Saturn rotates around itself in just 10 hours and 46 minutes. This sweeps the magnetic field and the trapped plasma through space. Just like a child on a fast-spinning merry-go-round, the trapped gas feels a force trying to throw it outwards, away from the centre of rotation.
Soon after Cassini reached Saturn, in June 2004, it revealed that the planet’s hurried rotation squashes the plasma into a disc and that great fingers of gas are indeed being thrown out into space from the disc’s outer edges. Hotter, more tenuous plasma then rushes in to fill the gaps.
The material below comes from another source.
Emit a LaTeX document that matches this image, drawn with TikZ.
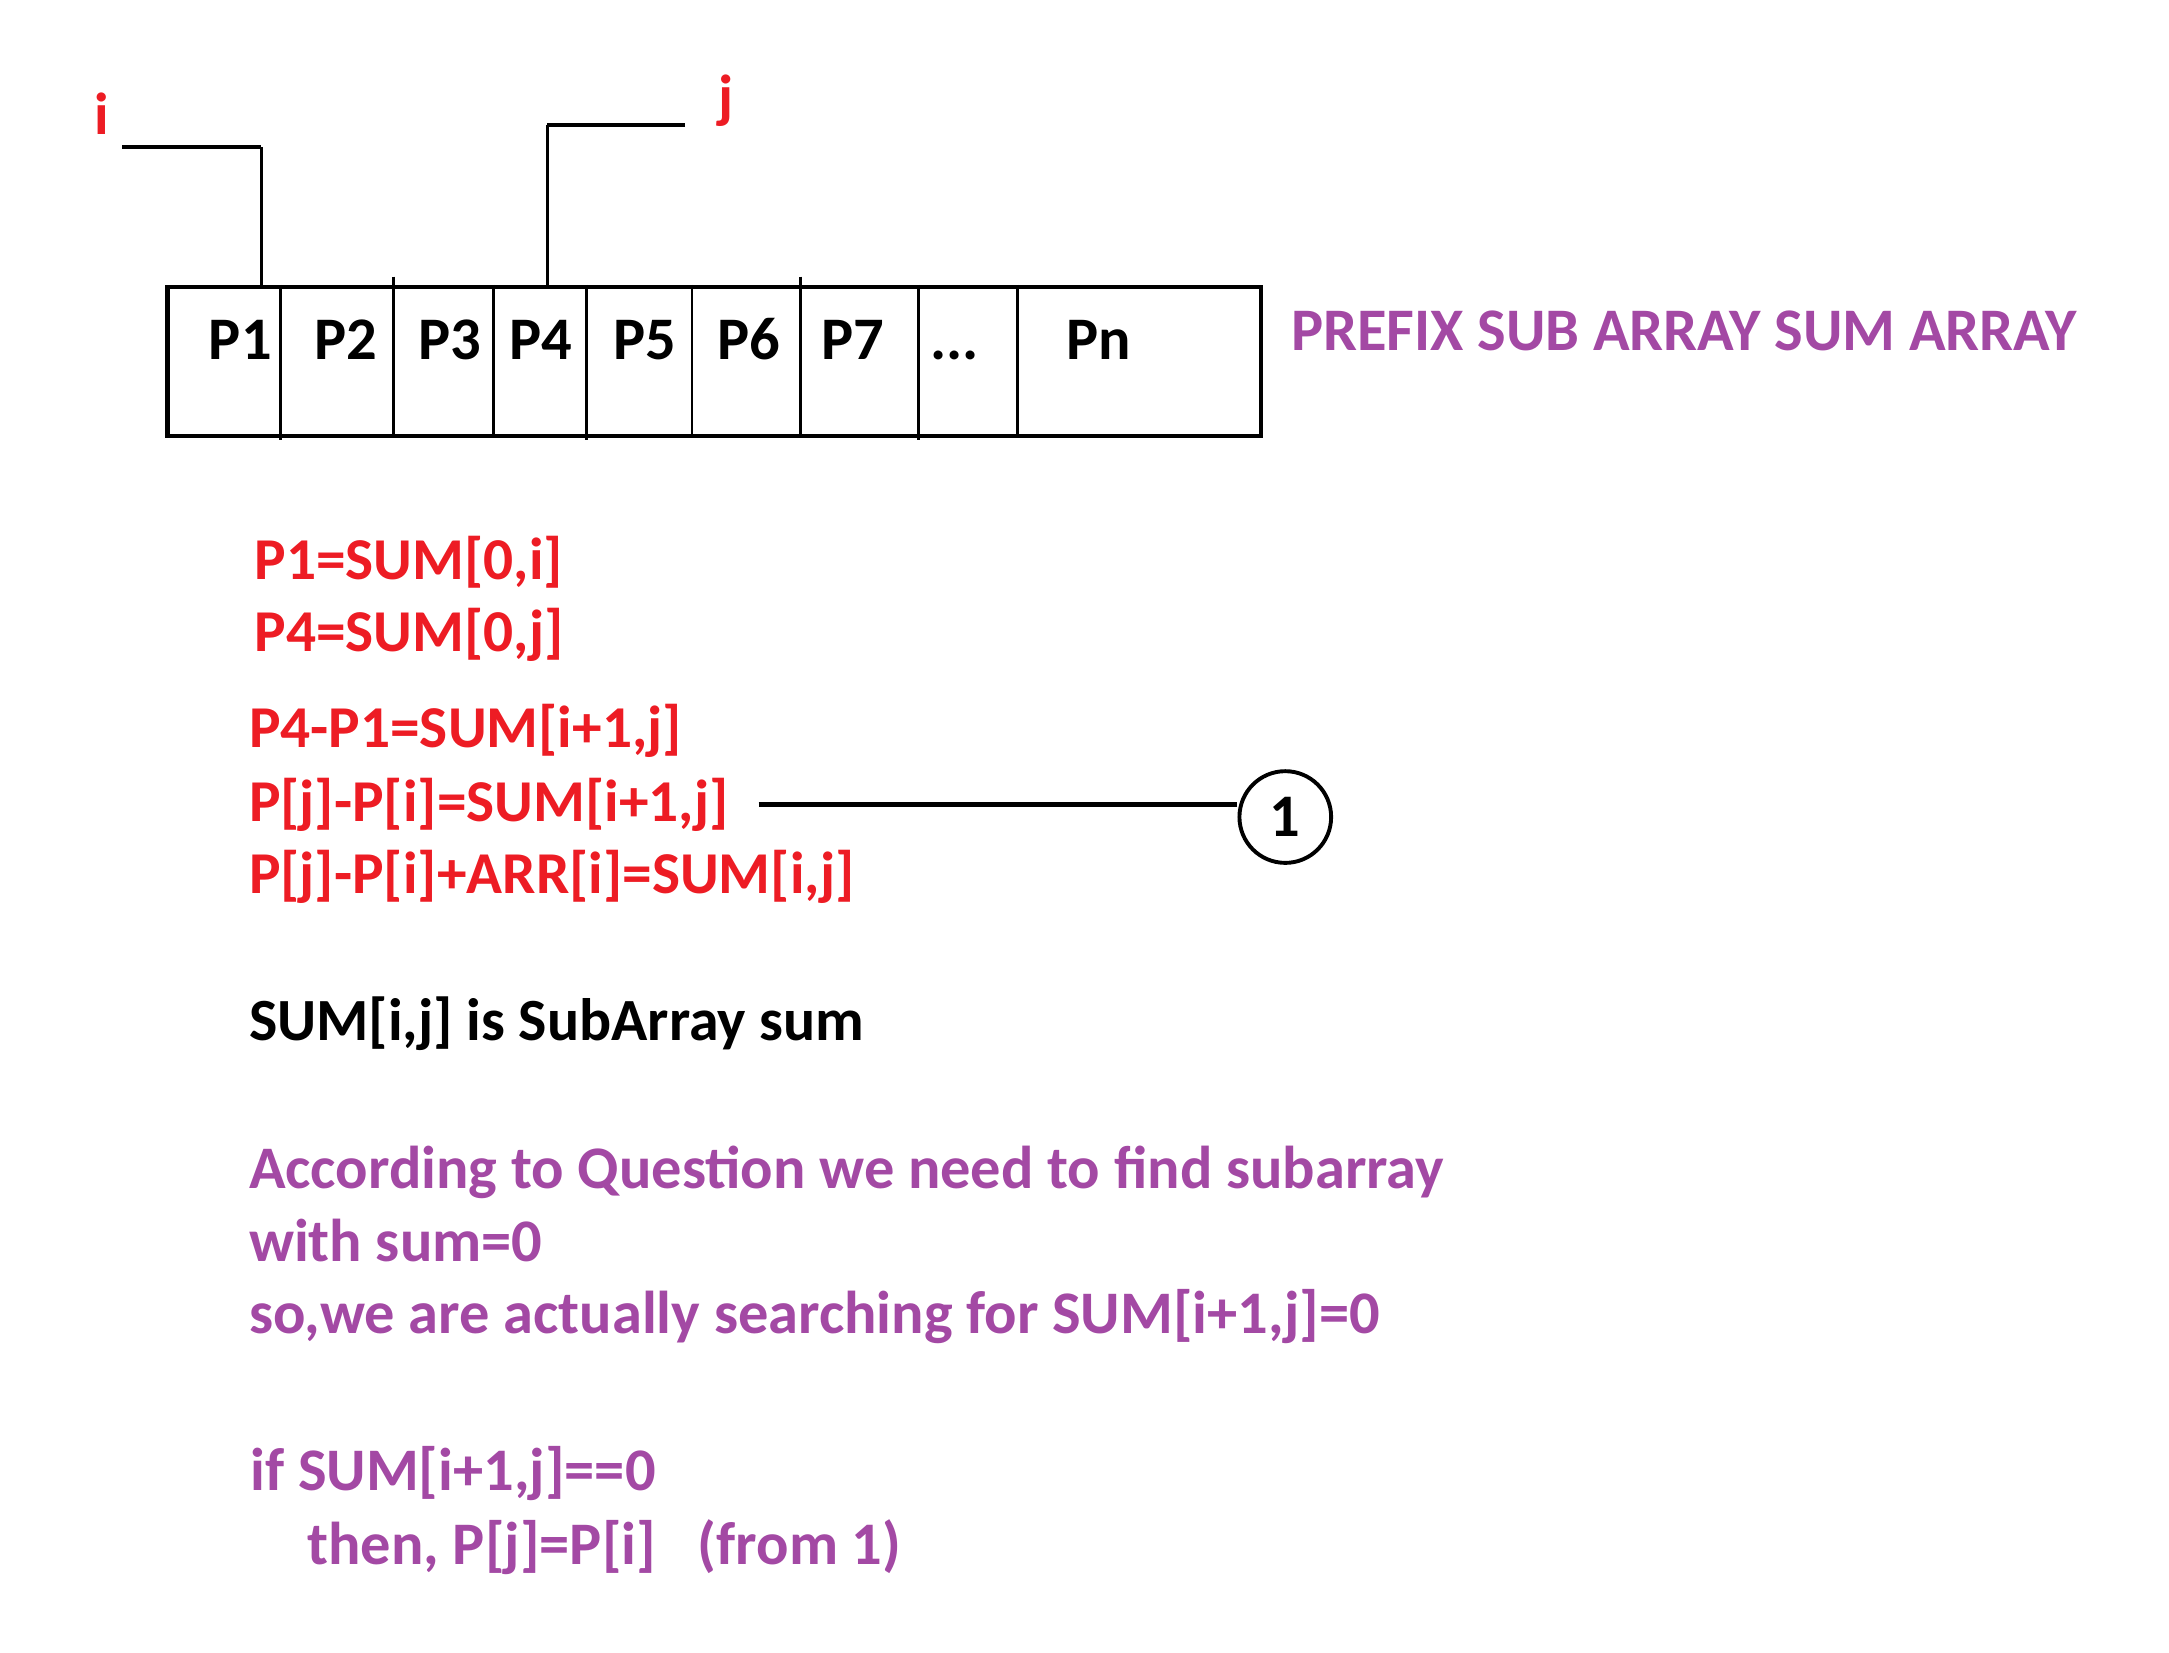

Now, Jim Burch of the Southwest Research Institute, USA, and colleagues have made a careful study of these events using the Cassini Plasma Spectrometer (CAPS). They have shown that the direction of the ejected electrons points back towards Tethys and Dione. “It establishes Tethys and Dione as important sources of plasma in Saturn’s magnetosphere,” says Burch.
Until this result, among Saturn’s inner moons only Enceladus was known to be an active world, with huge geysers spraying gases hundreds of kilometres above the moon’s surface. “This new result seems to be a strong indication that there is activity on Tethys and Dione as well,” says Andrew Coates from the Mullard Space Science Laboratory, University College London, and a collaborator on this latest work.
Activity is a draw for planetary scientists as it means that the planet has yet to reach equilibrium, or is perhaps being supplied with energy. The activity on Enceladus was detected first by Cassini's Dual Technique Magnetometer (MAG). This led the flight team to schedule a particularly close pass of Enceladus, which revealed a wealth of data about Enceladus’ alien geysers – and spectacular pictures, too.
“The best results arise when we combine a variety of data sets to understand the observations,” says Michele Dougherty, Imperial College, London, and Principal Investigator of MAG.
In the case of Dione and Tethys, more fly-bys are scheduled in the future, which will allow the team and the other instruments a close-up look at the moons. Before that happens, the team has to go back and search for further signs of activity in the data already collected during the Tethys and Dione flybys of 2005.
In addition, Burch says that, having detected the electrons, they will now be on the lookout for the ions, so that the composition of the Tethys and Dione plasmas can be determined.